The daily life is fine. The future is blocked. That is the real ceiling.
Entrepreneurship looks promising until the math hits
Going independent in Italy seems like the logical next step once you hit the salary ceiling. The “regime forfettario” looks great on paper because you pay about 17 percent tax up to €85K. At that level you take home roughly €5.7K net per month which finally gives you breathing room. For the first time you can save with intention instead of leftover scraps. You can invest. You can plan.
When I was in that bracket I started putting money into stocks and into a private pension because at 33 I have little faith that INPS will still function properly by the time I retire. That extra margin every month gave me actual financial freedom instead of just surviving comfortably.
The problem is that €85K is a hard ceiling. The moment you earn €85,001 you lose the forfettario benefit and fall into the ordinary regime. That single euro pushes you into a completely different tax structure where your net collapses so much that you would need to earn around €120K just to match the net you had at €85K. Imagine working more, earning more on paper, then taking home less than the year before. It is absurd, but that is how the system works.
I experienced it directly. I spent two years as an independent engineer and even signed my first six figure contract at $100K per year. Everything else here is in euros. That contract looked like a major milestone, but crossing the €85K line guaranteed that the following year I would take home less net despite working at the same level. With the dollar weakening the numbers became even worse.
On top of that you deal with client unpredictability, shifting priorities and this growing belief that complex engineering can be “vibe coded”. Combine those with a tax cliff designed to punish growth and freelancing in Italy stops being a path forward. It becomes a trap where the system penalizes you for succeeding.

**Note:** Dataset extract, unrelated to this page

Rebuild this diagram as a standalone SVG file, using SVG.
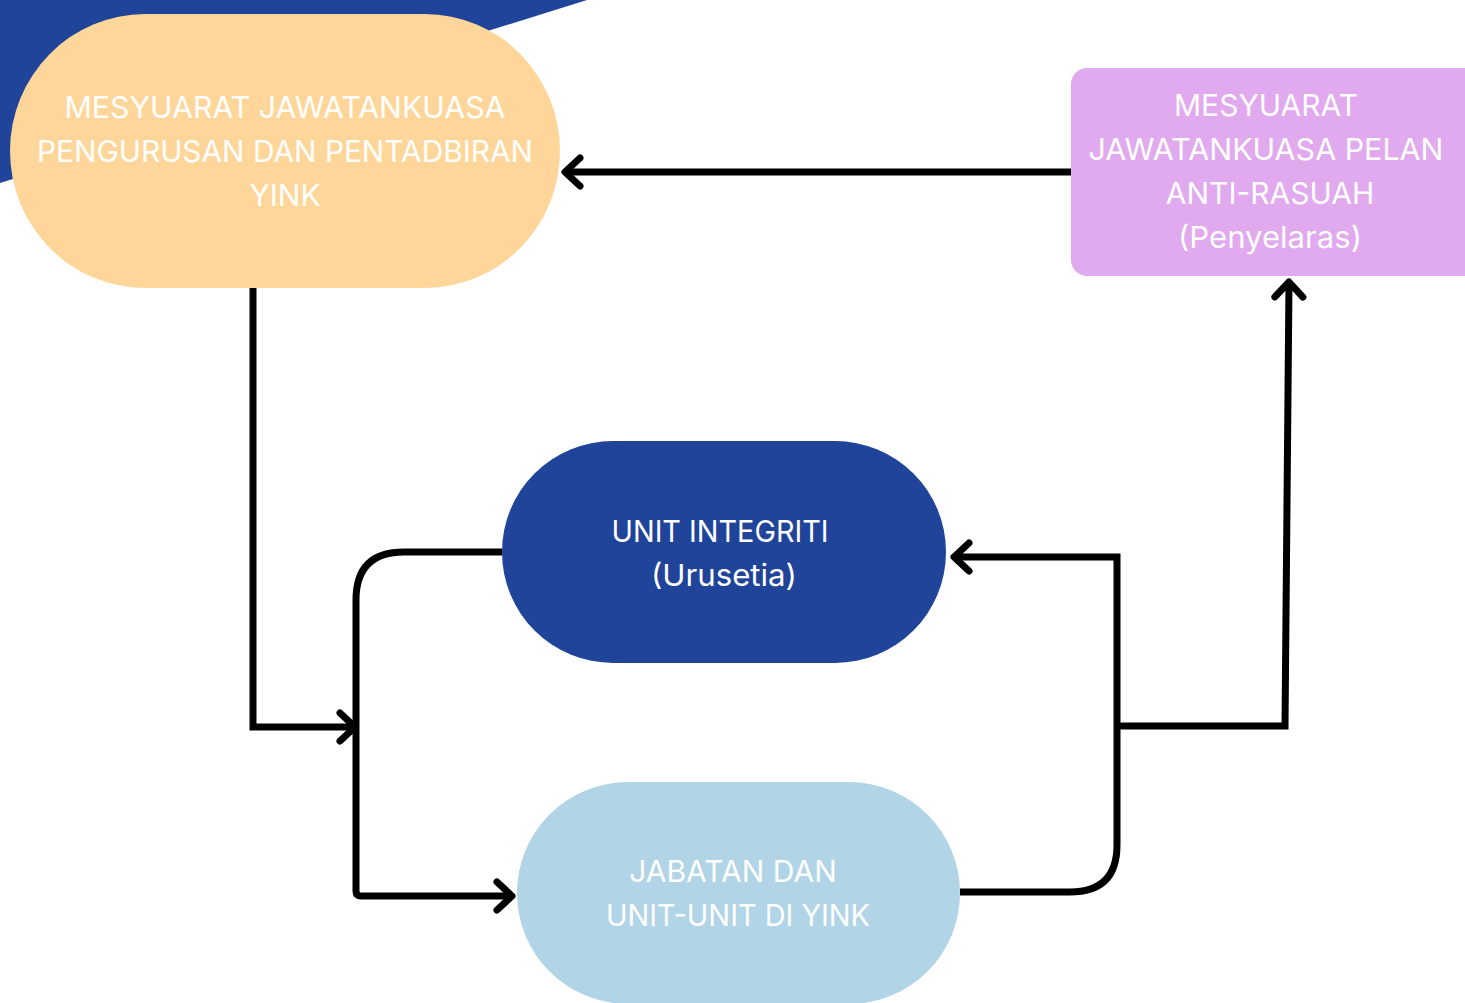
<svg xmlns="http://www.w3.org/2000/svg" width="1465" height="1003" viewBox="0 0 1465 1003">
<style>
.lbl{font-family:Inter,"Noto Sans","Liberation Sans",sans-serif;font-size:30px;fill:#ffffff;text-anchor:middle;}
.con{fill:none;stroke:#000;stroke-width:7;}
</style>
<defs>
<marker id="arr" markerUnits="userSpaceOnUse" markerWidth="40" markerHeight="40" viewBox="-20 -20 40 40" refX="0" refY="0" orient="auto" overflow="visible">
<path d="M -15 -14 L 0 0 L -15 14" fill="none" stroke="#000" stroke-width="7" stroke-linecap="round" stroke-linejoin="round"/>
</marker>
</defs>
<rect width="1465" height="1003" fill="#ffffff"/>
<polygon points="0,0 587,0 0,183" fill="#1f4499"/>

<g id="connectors">
<path class="con" d="M 1071 172 L 565 172" marker-end="url(#arr)"/>
<path class="con" d="M 253 288 L 253 727 L 355 727" marker-end="url(#arr)"/>
<path class="con" d="M 502 552 L 404 552 Q 356 552 356 600 L 356 891 Q 356 896 361 896 L 512 896" marker-end="url(#arr)"/>
<path class="con" d="M 960 892 L 1070 892 Q 1117 892 1117 845 L 1117 557 L 954 557" marker-end="url(#arr)"/>
<path class="con" d="M 1117 726 L 1285 726 L 1289 282" marker-end="url(#arr)"/>
</g>

<g id="node-mesyuarat-pengurusan">
<rect x="10" y="14" width="550" height="274" rx="135" ry="137" fill="#fed699"/>
<text class="lbl" x="285" y="118" textLength="441" lengthAdjust="spacingAndGlyphs">MESYUARAT JAWATANKUASA</text>
<text class="lbl" x="285" y="162" textLength="496" lengthAdjust="spacingAndGlyphs">PENGURUSAN DAN PENTADBIRAN</text>
<text class="lbl" x="285" y="206">YINK</text>
</g>

<g id="node-mesyuarat-pelan">
<rect x="1071" y="68" width="410" height="208" rx="16" fill="#e1a9ee"/>
<text class="lbl" x="1266" y="116">MESYUARAT</text>
<text class="lbl" x="1266" y="160" textLength="355" lengthAdjust="spacingAndGlyphs">JAWATANKUASA PELAN</text>
<text class="lbl" x="1270" y="204">ANTI-RASUAH</text>
<text class="lbl" x="1270" y="248" textLength="184" lengthAdjust="spacingAndGlyphs">(Penyelaras)</text>
</g>

<g id="node-unit-integriti">
<rect x="502" y="441" width="444" height="222" rx="111" fill="#1f4499"/>
<text class="lbl" x="720" y="542" textLength="217" lengthAdjust="spacingAndGlyphs">UNIT INTEGRITI</text>
<text class="lbl" x="724" y="586" textLength="146" lengthAdjust="spacingAndGlyphs">(Urusetia)</text>
</g>

<g id="node-jabatan">
<rect x="517" y="782" width="443" height="222" rx="111" fill="#b1d4e6"/>
<text class="lbl" x="733" y="882">JABATAN DAN</text>
<text class="lbl" x="738" y="926" textLength="264" lengthAdjust="spacingAndGlyphs">UNIT-UNIT DI YINK</text>
</g>
</svg>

Stability, quality of life and the reality of Milan today
Even if you accept the salary ceiling, Milan presents a bigger problem that affects your entire quality of life. On €3.8K net you can live comfortably day to day. On €5.7K net under forfettario you can live even better. But long term stability is a completely different story.
A decent apartment for one person easily starts at €1.1K per month. A mortgage requires a down payment of at least €50K. That number grows fast depending on the area. Unless you make serious sacrifices for years, saving that money is extremely difficult. And when you do not have family support the challenge is even heavier. I have none here. Coming from Lebanon I have been supporting my own family for the past five years entirely on my shoulders. Every euro I save is a euro I had to defend from rising costs and responsibilities. Under those conditions buying a home starts to feel more like a fantasy than a plan.

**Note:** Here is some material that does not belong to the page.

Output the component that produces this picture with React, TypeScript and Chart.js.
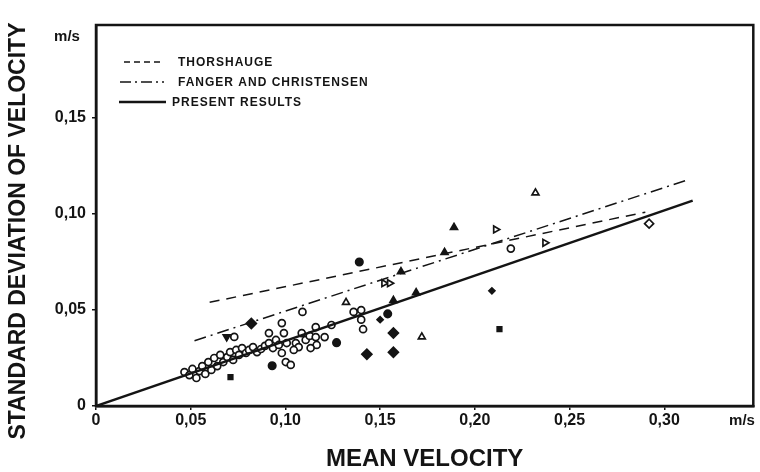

At the same time the city itself has changed in ways that affect how you experience daily life. Safety has become inconsistent and unpredictable. Certain areas now require a level of vigilance that drains you over time. I had a gold necklace taken from under my hoodie on a train. It was not visible at all, yet it was gone in seconds. Violent robberies and knife related incidents over tiny sums appear in the news with uncomfortable frequency. Even recently we had several gun related incidents. Situations like this chip away at your sense of freedom in your own city.

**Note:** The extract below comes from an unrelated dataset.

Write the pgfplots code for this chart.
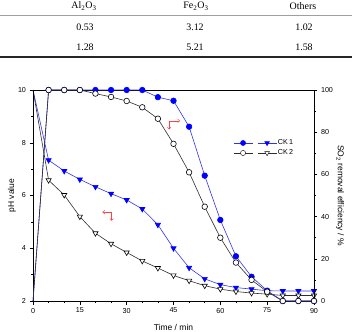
\documentclass[border=0pt]{standalone}
\usepackage{pgfplots}
\usepackage{pgfplotstable}
\pgfplotsset{compat=1.18}
\usetikzlibrary{arrows.meta}
\usepackage{fontspec}
\setmainfont{Liberation Sans}
\newfontfamily\tabfont{Liberation Serif}

\definecolor{ckblue}{RGB}{0,0,255}
\definecolor{ckline}{RGB}{50,50,235}
\definecolor{ckgray}{RGB}{45,45,45}
\definecolor{arrowred}{RGB}{250,70,70}

% time (min), SO2 removal efficiency (%) and pH of the two runs
\pgfplotstableread{
t   effA  effB  phA   phB
0   0     0     10    10
5   100   100   7.34  6.58
10  100   100   6.93  6.02
15  100   100   6.61  5.20
20  100   98.3  6.33  4.57
25  100   96.7  6.07  4.17
30  100   94.8  5.83  3.84
35  100   91.8  5.49  3.52
40  96.6  86.4  4.89  3.25
45  94.9  74.5  4.00  2.97
50  82.6  61.0  3.26  2.77
55  59.4  44.7  2.84  2.58
60  38.4  30.0  2.62  2.45
65  21.2  18.2  2.51  2.36
70  11.5  10.0  2.45  2.30
75  4.9   4.4   2.39  2.26
80  0     0     2.38  2.21
85  0     0     2.38  2.21
90  0     0     2.38  2.21
}\data

\pgfplotsset{
  /pgf/number format/assume math mode=true,
  twin/.style={
    at={(33bp,31bp)}, anchor=south west,
    scale only axis, width=281bp, height=211bp,
    xmin=0, xmax=90,
    tick align=outside,
    major tick length=3.5bp, minor tick length=2bp,
    every tick/.style={black, line width=0.5pt},
    axis line style={line width=0.6pt},
    tick label style={font=\fontsize{7.2}{8}\selectfont},
    xticklabel={\pgfmathprintnumber[assume math mode=true]{\tick}},
    yticklabel={\pgfmathprintnumber[assume math mode=true]{\tick}},
    label style={font=\fontsize{8.5}{10}\selectfont},
    clip=false,
  },
}

\begin{document}
\begin{tikzpicture}
\path[use as bounding box] (0,0) rectangle (352bp,332bp);

% composition table
\begin{scope}[font=\tabfont\fontsize{10}{12}\selectfont]
  \node at (84bp,326bp) {Al\textsubscript{2}O\textsubscript{3}};
  \node at (196bp,326bp) {Fe\textsubscript{2}O\textsubscript{3}};
  \node at (303bp,326bp) {Others};
  \draw[gray!75, line width=1.2bp] (0,316.5bp) -- (352bp,316.5bp);
  \node at (85bp,305bp) {0.53};
  \node at (195bp,305bp) {3.12};
  \node at (304bp,305bp) {1.02};
  \node at (85bp,285bp) {1.28};
  \node at (195bp,285bp) {5.21};
  \node at (304bp,285bp) {1.58};
  \draw[black!85, line width=2bp] (0,274.5bp) -- (352bp,274.5bp);
\end{scope}

% pH, left axis
\begin{axis}[twin,
  ymin=2, ymax=10,
  xtick={0,15,...,90}, minor x tick num=2,
  ytick={2,4,...,10}, minor y tick num=1,
  xtick pos=bottom, ytick pos=left,
  xlabel={Time / min}, ylabel={pH value},
  xlabel style={at={(axis description cs:0.5,0)}, anchor=center, yshift=-26bp},
  ylabel style={at={(axis description cs:0,0.5)}, anchor=center, yshift=21bp},
]
\addplot[ckline, line width=0.6pt, mark=triangle*, mark size=3bp,
  mark phase=2, mark options={rotate=180, fill=ckblue, draw=ckblue, solid}]
  table[x=t, y=phA] {\data};
\addplot[ckgray, line width=0.6pt, mark=triangle*, mark size=3bp,
  mark phase=2, mark options={rotate=180, fill=white, draw=black, solid}]
  table[x=t, y=phB] {\data};

\draw[arrowred, line width=0.5pt, {Straight Barb[length=2bp,width=3.5bp]}-{Straight Barb[length=2bp,width=3.5bp]}]
  (axis cs:47.1,8.83) -- (axis cs:43.6,8.83) -- (axis cs:43.6,8.50);
\draw[arrowred, line width=0.5pt, {Straight Barb[length=2bp,width=3.5bp]}-{Straight Barb[length=2bp,width=3.5bp]}]
  (axis cs:22.2,5.37) -- (axis cs:25.2,5.37) -- (axis cs:25.2,5.04);
\end{axis}

% SO2 removal efficiency, right axis
\begin{axis}[twin,
  ymin=0, ymax=100,
  xtick=\empty,
  ytick={0,20,...,100}, minor y tick num=1,
  ytick pos=right,
  ylabel={SO\textsubscript{2} removal efficiency / \%},
  ylabel style={at={(axis description cs:1,0.5)}, anchor=center, rotate=180, yshift=26bp},
  legend style={draw=none, fill=none, at={(0.712,0.770)}, anchor=north west,
    font=\fontsize{7.2}{8}\selectfont, inner sep=0pt, row sep=1.5bp,
    nodes={inner sep=1bp}},
  legend cell align=left,
]
\addplot[ckline, line width=0.6pt, mark=*, mark size=2.8bp,
  mark phase=2, mark options={fill=ckblue, draw=ckblue, solid}, forget plot]
  table[x=t, y=effA] {\data};
\addplot[ckgray, line width=0.6pt, mark=*, mark size=2.8bp,
  mark phase=2, mark options={fill=white, draw=black, solid}, forget plot]
  table[x=t, y=effB] {\data};

\addlegendimage{legend image code/.code={
  \draw[ckline, line width=0.6pt] (0bp,0bp) -- (19bp,0bp) (24bp,0bp) -- (43bp,0bp);
  \path plot[mark=*, mark size=2.6bp, mark options={fill=ckblue, draw=ckblue}]
    coordinates {(9.5bp,0bp)};
  \path plot[mark=triangle*, mark size=2.8bp, mark options={rotate=180, fill=ckblue, draw=ckblue}]
    coordinates {(33.5bp,0bp)};
}}
\addlegendentry{CK\,1}
\addlegendimage{legend image code/.code={
  \draw[ckgray, line width=0.6pt] (0bp,0bp) -- (19bp,0bp) (24bp,0bp) -- (43bp,0bp);
  \path plot[mark=*, mark size=2.6bp, mark options={fill=white, draw=black}]
    coordinates {(9.5bp,0bp)};
  \path plot[mark=triangle*, mark size=2.8bp, mark options={rotate=180, fill=white, draw=black}]
    coordinates {(33.5bp,0bp)};
}}
\addlegendentry{CK\,2}
\end{axis}
\end{tikzpicture}
\end{document}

I want to be clear when talking about this. I am an immigrant myself. I came to Italy legally to study engineering and spent years building my career the proper way. I know how sensitive the immigration conversation is. Many people arrive because of wars, instability or exploitation. The issue is not their existence. The issue is the system they fall into. Italy offers very weak integration, very little support and a legal framework that leaves thousands of people in limbo. When people have no access to work, no residency clarity and no social structure, the risk of turning to illegal activity increases. That is a predictable outcome of neglect, not a statement about individuals. But the effect on the streets is real and everyone living in the city feels it.
On top of that law enforcement feels powerless. Not because they are incapable, but because the rules they operate under make them hesitant to intervene. Between procedural limits, fear of backlash and slow prosecution, it often feels like the police cannot act decisively even when the situation clearly requires it. The result is a city where offenders have little deterrent and residents feel unprotected.
When you combine rising costs, no realistic path to owning a home, and a daily environment where you need to watch your back far more than you should, the overall quality of life drops. You can earn a good salary, go out, enjoy your routine, but it does not feel like a place where you can build a stable future.
Politics is not the focus, the reality of living here is
I never voted in Italy and I never felt strongly aligned with any political side. If anything I tend to lean center right because I care about lower taxes and public safety, but the truth is that none of it matters anymore. Over the last ten years this country has seen governments from every corner of the spectrum, from far left to far right, and the result has been the same. Costs keep rising. Bureaucracy keeps expanding. Security keeps slipping. Every election comes with new slogans, new promises, new narratives, and then the same problems continue or get worse.
After watching one government replace another with no meaningful improvement, it becomes hard to believe that any political shift is going to change daily life in a real way. At some point you stop expecting solutions from people who have shown for a decade that they cannot deliver them. You stop hoping that the next election will magically fix anything. There is no light at the end of the tunnel if the tunnel keeps getting rebuilt by the same hands.
I left Lebanon because I wanted to build something great for myself and my future. As it stands, Milan is not the place where that vision can grow, no matter how hard I try.
Choosing a new home
When I began looking abroad, I focused on places known for strong tech ecosystems and high quality of life. Amsterdam and Zurich were at the top of the list. Barcelona was also appealing because of Beckham’s Law and because if you choose a place that is not perfectly safe, at least let it give you good weather and a beach. Milan gives you neither of those, only smog.
Zurich eventually felt like the right match. I appreciate punctuality. I believe in a healthy competitive economy. I also happen to love watches and own a dozen myself. More importantly, Zurich offers stability, strong engineering culture, and a higher ceiling for both professional and personal growth.
Looking forward
Joining GetYourGuide marks the start of an exciting new phase. I am grateful for what Milan gave me. I spent the majority of my life here. I built a career, friendships and a life here. But right now Zurich is where I see the future I want to build.